"""
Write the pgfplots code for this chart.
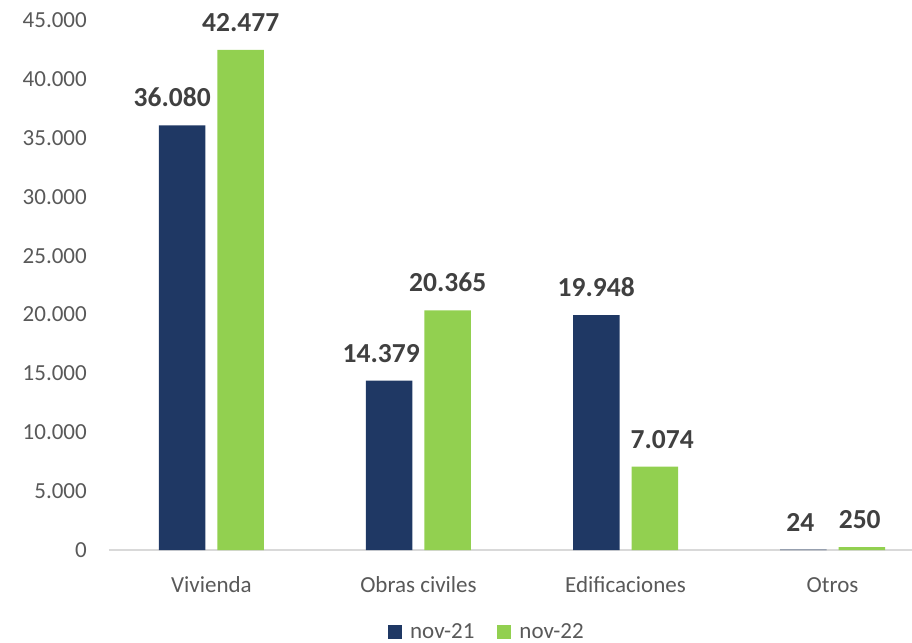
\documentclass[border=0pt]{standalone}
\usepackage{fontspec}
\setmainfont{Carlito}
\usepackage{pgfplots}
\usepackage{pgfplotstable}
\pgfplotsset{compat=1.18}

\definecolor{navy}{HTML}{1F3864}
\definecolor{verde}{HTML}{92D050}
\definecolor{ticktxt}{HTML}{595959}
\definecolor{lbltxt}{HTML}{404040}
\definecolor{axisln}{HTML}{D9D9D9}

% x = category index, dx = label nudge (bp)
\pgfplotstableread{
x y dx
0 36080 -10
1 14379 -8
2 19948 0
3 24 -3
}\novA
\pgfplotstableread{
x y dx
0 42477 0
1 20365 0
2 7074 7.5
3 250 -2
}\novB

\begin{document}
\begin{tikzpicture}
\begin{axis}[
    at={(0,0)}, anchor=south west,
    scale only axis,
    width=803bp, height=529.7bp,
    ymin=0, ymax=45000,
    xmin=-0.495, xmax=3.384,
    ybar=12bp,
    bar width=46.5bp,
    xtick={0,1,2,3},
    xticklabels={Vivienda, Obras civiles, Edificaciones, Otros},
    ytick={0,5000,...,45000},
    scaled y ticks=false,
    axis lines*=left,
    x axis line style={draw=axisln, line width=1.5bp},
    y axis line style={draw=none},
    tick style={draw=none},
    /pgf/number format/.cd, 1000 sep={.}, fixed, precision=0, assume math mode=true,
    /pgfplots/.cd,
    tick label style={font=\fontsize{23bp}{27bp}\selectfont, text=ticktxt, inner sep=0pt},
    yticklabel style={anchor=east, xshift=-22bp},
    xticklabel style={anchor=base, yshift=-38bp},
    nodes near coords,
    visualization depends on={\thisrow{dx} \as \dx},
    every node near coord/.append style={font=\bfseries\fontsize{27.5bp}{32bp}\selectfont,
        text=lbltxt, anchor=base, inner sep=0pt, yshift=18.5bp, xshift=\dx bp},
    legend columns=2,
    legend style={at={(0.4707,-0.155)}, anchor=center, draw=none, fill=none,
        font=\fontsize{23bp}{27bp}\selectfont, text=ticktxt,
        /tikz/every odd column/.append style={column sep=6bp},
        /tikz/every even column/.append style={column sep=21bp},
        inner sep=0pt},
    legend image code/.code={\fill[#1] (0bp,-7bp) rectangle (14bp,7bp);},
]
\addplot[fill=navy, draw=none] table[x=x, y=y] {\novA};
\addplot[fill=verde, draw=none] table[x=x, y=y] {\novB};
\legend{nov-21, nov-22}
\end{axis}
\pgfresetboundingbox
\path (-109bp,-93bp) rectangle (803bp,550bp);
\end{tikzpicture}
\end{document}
"""
"""
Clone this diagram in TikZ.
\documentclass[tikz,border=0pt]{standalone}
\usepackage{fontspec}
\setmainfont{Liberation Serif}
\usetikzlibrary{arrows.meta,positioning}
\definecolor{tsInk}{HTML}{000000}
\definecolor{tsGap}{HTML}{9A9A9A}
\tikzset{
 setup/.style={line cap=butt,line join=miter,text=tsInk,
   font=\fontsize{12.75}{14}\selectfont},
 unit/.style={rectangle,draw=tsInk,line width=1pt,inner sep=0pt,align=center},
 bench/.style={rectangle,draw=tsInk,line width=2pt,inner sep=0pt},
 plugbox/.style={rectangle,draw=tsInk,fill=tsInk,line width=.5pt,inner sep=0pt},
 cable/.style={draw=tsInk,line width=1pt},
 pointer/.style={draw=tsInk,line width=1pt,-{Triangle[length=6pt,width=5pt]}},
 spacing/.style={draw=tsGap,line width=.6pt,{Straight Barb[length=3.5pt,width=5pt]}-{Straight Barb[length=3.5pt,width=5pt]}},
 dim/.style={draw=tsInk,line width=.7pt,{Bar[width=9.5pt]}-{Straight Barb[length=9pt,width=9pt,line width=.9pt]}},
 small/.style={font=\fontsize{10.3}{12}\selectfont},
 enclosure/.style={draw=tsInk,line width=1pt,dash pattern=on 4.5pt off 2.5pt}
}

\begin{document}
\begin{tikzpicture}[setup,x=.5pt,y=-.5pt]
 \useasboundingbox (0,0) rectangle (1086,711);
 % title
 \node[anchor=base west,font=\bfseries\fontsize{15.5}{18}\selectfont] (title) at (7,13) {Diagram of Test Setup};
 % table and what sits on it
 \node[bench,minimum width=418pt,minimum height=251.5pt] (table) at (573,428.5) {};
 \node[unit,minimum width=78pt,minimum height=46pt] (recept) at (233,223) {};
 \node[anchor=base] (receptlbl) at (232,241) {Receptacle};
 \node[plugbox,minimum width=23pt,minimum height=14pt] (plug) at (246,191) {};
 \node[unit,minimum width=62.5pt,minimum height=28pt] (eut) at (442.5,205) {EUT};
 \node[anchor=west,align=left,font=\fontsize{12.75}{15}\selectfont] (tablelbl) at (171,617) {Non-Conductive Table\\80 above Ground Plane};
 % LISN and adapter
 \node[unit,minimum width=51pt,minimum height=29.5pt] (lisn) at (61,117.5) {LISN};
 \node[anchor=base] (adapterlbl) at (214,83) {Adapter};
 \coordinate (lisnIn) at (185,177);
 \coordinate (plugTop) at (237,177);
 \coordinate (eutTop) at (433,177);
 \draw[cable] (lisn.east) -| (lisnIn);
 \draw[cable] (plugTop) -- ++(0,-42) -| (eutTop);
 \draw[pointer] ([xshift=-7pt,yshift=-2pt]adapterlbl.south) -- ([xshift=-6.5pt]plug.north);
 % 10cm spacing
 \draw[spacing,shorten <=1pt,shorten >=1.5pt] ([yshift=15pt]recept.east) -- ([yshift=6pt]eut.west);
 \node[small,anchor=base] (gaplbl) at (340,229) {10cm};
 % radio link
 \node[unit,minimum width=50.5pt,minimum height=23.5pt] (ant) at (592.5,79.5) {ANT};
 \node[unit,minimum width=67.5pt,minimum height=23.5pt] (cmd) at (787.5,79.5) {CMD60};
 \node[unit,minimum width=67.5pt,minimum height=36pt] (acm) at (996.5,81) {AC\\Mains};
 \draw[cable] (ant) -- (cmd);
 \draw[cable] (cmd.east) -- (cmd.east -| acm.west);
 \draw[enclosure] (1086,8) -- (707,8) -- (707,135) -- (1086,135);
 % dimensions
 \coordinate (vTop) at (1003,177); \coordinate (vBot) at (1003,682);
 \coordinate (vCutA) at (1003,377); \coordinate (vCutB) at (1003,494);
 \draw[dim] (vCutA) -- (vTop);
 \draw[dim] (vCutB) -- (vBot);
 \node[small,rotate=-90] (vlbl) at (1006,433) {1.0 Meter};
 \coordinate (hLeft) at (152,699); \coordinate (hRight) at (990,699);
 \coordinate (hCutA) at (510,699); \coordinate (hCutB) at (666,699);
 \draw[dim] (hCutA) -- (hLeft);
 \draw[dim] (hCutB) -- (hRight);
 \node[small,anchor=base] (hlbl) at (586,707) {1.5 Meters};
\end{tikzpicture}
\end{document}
"""
"""
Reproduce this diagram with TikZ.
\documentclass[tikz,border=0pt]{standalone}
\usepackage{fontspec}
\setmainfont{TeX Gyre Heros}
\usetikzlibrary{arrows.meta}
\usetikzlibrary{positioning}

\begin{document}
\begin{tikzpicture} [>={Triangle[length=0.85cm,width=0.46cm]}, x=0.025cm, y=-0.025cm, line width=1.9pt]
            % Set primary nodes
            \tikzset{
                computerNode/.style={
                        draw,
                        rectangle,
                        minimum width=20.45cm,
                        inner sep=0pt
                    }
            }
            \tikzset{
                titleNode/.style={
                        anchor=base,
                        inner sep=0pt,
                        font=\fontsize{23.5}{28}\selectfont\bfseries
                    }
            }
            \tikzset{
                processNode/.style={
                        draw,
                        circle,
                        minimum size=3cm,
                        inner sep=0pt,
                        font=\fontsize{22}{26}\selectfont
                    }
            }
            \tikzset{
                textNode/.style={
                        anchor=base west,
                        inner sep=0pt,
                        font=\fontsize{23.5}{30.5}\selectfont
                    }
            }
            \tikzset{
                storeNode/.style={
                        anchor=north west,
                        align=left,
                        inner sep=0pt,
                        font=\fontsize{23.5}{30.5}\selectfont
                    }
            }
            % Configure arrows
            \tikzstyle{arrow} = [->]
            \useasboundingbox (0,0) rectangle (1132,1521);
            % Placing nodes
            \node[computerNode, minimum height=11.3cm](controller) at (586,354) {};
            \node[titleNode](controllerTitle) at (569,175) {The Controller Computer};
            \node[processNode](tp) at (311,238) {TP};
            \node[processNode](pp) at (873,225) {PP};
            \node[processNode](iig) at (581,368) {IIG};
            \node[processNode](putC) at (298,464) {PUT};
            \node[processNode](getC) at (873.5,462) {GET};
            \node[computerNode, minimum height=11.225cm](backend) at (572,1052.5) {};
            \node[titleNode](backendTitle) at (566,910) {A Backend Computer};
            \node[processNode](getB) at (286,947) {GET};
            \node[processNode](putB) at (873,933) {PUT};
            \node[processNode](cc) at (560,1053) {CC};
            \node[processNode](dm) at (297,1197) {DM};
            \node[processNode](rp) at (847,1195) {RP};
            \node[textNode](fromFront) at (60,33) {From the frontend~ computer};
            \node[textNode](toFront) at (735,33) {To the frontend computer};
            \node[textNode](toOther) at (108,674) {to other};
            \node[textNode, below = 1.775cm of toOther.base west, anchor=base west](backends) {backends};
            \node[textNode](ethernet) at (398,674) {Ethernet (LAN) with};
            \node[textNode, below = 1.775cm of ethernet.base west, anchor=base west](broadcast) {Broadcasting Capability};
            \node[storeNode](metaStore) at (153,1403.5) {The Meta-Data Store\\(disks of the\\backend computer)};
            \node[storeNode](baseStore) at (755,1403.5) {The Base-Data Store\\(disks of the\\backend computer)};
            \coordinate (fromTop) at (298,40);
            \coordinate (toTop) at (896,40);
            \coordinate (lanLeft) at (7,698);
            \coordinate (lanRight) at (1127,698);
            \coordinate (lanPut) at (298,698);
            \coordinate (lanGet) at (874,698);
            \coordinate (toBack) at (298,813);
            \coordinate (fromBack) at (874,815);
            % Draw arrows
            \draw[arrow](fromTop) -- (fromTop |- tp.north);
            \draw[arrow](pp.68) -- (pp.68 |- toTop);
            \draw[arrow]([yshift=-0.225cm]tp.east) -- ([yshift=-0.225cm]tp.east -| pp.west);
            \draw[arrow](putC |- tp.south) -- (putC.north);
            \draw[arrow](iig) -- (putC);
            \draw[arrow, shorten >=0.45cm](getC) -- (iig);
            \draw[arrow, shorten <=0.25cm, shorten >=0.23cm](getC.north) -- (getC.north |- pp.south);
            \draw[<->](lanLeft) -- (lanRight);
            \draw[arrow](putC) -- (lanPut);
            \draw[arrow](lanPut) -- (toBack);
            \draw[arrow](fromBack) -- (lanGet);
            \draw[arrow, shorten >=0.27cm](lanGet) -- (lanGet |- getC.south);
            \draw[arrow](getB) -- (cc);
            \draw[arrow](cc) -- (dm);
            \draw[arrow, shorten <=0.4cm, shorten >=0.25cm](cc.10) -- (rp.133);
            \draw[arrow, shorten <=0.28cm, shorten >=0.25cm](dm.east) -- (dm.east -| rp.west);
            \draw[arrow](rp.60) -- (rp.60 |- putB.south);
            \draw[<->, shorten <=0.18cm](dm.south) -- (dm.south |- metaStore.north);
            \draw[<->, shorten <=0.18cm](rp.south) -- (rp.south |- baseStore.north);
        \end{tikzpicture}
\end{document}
"""
What the task asks:
Report only the number of lines in the data above that contain "with".

Response:
2